When I was younger, my grandmother would often admonish me with this phrase whenever I visited her in Japan during the summers.
As I woke up at 11am, with my bed, hair, and room a mess, with no plans for the day and nothing proper to eat in the fridge, I thought that summer breaks were supposed to be like this. What is wrong with an unstructured day? It was freeing and fun, to wake up without an alarm and without any responsibilities for the day.
But it was around a few hours later, when I was still in my pajamas and I realized that I hadn’t done anything besides staring at my Nintendo DS playing video games, that the value of my grandmother’s words would settle in. Maybe having a bit of structure in my day wouldn’t be too bad.
The direct translation for kisoku tadashii is “correct rule”, but it’s a phrase that is often used to describe how people should live their everyday lives — in a structured or routine way.
Kisoku (規則): rule
Tadashii (正しい): correct
It’s not a very romantic way to describe living, and it’s certainly not how I would describe my ambitions when it comes to my ideal life.
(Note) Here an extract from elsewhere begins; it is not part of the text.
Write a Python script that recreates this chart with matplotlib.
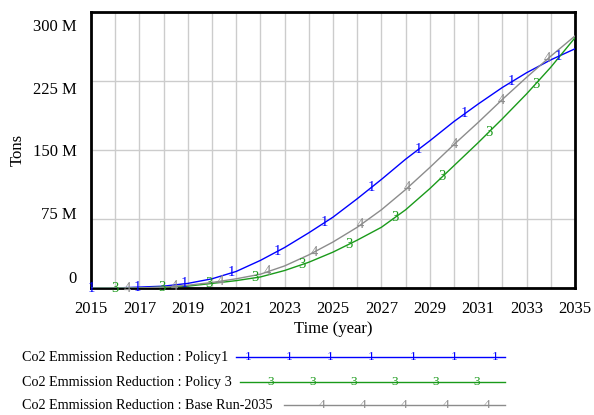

When people talk about their ideal lifestyle, they often use words like freedom, adventure, relaxing, and peace. We don’t really think about wanting a routine or a list of things to do every day.
We want to do what we want, when we want to. But the problem is, without any structure, it’s really hard to do exactly that.
Without structure, we end up forgetting what it is we wanted to do, or without any planning we are unable to make time for it. Without routine, we are unable to build towards our goals, and we find ourselves feeling lost. It’s very easy to become unhappy without these things.